- _TASK INSTRUCTIONS_
Skip the pictures and quote all of the lines exactly.

..........

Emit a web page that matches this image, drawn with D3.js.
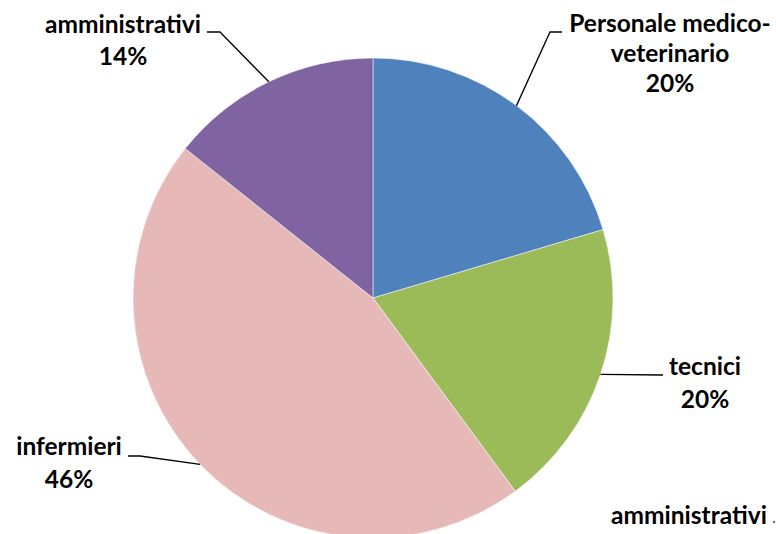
<!DOCTYPE html>
<html><head><meta charset="utf-8">
<script src="https://cdn.jsdelivr.net/npm/d3@7"></script>
<style>html,body{margin:0;padding:0;background:#fff;overflow:hidden}</style>
</head><body>
<svg id="c" width="776" height="534"></svg>
<script>
const categories = ["Personale medico-veterinario", "tecnici", "infermieri", "amministrativi"];
const values = [20.4, 19.5, 45.8, 14.3];
const colors = ["#4F81BD", "#9BBB59", "#E6B9B8", "#8064A2"];
const extraLabel = "amministrativi";

const svg = d3.select("#c");
const cx = 373, cy = 298, r = 240;
const g = svg.append("g").attr("transform", `translate(${cx},${cy})`);
const pie = d3.pie().sort(null).value(d => d)(values);
const arc = d3.arc().innerRadius(0).outerRadius(r);
g.selectAll("path.s").data(pie).enter().append("path")
  .attr("d", arc).attr("fill", (d, i) => colors[i])
  .attr("stroke", "#fff").attr("stroke-opacity", 0.5).attr("stroke-width", 1);

const total = d3.sum(values);
const pct = v => Math.round(v / total * 100) + "%";
const font = "Lato, 'Open Sans', sans-serif";
const fs = 24.5;

const layout = [
  {lines: ["Personale medico-", "veterinario"], x: 670, y: 32, lh: 30, leader: [[550, 32], [562, 32]]},
  {lines: ["tecnici"], x: 705, y: 375, lh: 33, leader: [[663, 375]]},
  {lines: ["infermieri"], x: 69, y: 455, lh: 33, leader: [[140, 456], [128, 456]]},
  {lines: ["amministrativi"], x: 123, y: 33, lh: 32, leader: [[220, 32], [207, 32]]}
];

pie.forEach((d, i) => {
  const L = layout[i];
  const a = (d.startAngle + d.endAngle) / 2;
  const p0 = [cx + r * Math.sin(a), cy - r * Math.cos(a)];
  svg.append("path").attr("d", d3.line()([p0, ...L.leader]))
    .attr("fill", "none").attr("stroke", "#000").attr("stroke-width", 1.3);
  const t = svg.append("text").attr("text-anchor", "middle")
    .attr("font-family", font).attr("font-weight", "bold").attr("font-size", fs).attr("fill", "#000");
  [...L.lines, pct(values[i])].forEach((ln, k) => {
    t.append("tspan").attr("x", L.x).attr("y", L.y + k * L.lh).text(ln);
  });
});

svg.append("text").attr("x", 689).attr("y", 524).attr("text-anchor", "middle")
  .attr("font-family", font).attr("font-weight", "bold").attr("font-size", fs).text(extraLabel);
svg.append("rect").attr("x", 773).attr("y", 521).attr("width", 2).attr("height", 2).attr("fill", "#666");
</script>
</body></html>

..........

- _TASK OUTPUT_
Emit a web page that matches this image, drawn with D3.js.
<!DOCTYPE html>
<html><head><meta charset="utf-8">
<script src="https://cdn.jsdelivr.net/npm/d3@7"></script>
<style>html,body{margin:0;padding:0;background:#fff;overflow:hidden}</style>
</head><body>
<svg id="c" width="776" height="534"></svg>
<script>
const categories = ["Personale medico-veterinario", "tecnici", "infermieri", "amministrativi"];
const values = [20.4, 19.5, 45.8, 14.3];
const colors = ["#4F81BD", "#9BBB59", "#E6B9B8", "#8064A2"];
const extraLabel = "amministrativi";

const svg = d3.select("#c");
const cx = 373, cy = 298, r = 240;
const g = svg.append("g").attr("transform", `translate(${cx},${cy})`);
const pie = d3.pie().sort(null).value(d => d)(values);
const arc = d3.arc().innerRadius(0).outerRadius(r);
g.selectAll("path.s").data(pie).enter().append("path")
  .attr("d", arc).attr("fill", (d, i) => colors[i])
  .attr("stroke", "#fff").attr("stroke-opacity", 0.5).attr("stroke-width", 1);

const total = d3.sum(values);
const pct = v => Math.round(v / total * 100) + "%";
const font = "Lato, 'Open Sans', sans-serif";
const fs = 24.5;

const layout = [
  {lines: ["Personale medico-", "veterinario"], x: 670, y: 32, lh: 30, leader: [[550, 32], [562, 32]]},
  {lines: ["tecnici"], x: 705, y: 375, lh: 33, leader: [[663, 375]]},
  {lines: ["infermieri"], x: 69, y: 455, lh: 33, leader: [[140, 456], [128, 456]]},
  {lines: ["amministrativi"], x: 123, y: 33, lh: 32, leader: [[220, 32], [207, 32]]}
];

pie.forEach((d, i) => {
  const L = layout[i];
  const a = (d.startAngle + d.endAngle) / 2;
  const p0 = [cx + r * Math.sin(a), cy - r * Math.cos(a)];
  svg.append("path").attr("d", d3.line()([p0, ...L.leader]))
    .attr("fill", "none").attr("stroke", "#000").attr("stroke-width", 1.3);
  const t = svg.append("text").attr("text-anchor", "middle")
    .attr("font-family", font).attr("font-weight", "bold").attr("font-size", fs).attr("fill", "#000");
  [...L.lines, pct(values[i])].forEach((ln, k) => {
    t.append("tspan").attr("x", L.x).attr("y", L.y + k * L.lh).text(ln);
  });
});

svg.append("text").attr("x", 689).attr("y", 524).attr("text-anchor", "middle")
  .attr("font-family", font).attr("font-weight", "bold").attr("font-size", fs).text(extraLabel);
svg.append("rect").attr("x", 773).attr("y", 521).attr("width", 2).attr("height", 2).attr("fill", "#666");
</script>
</body></html>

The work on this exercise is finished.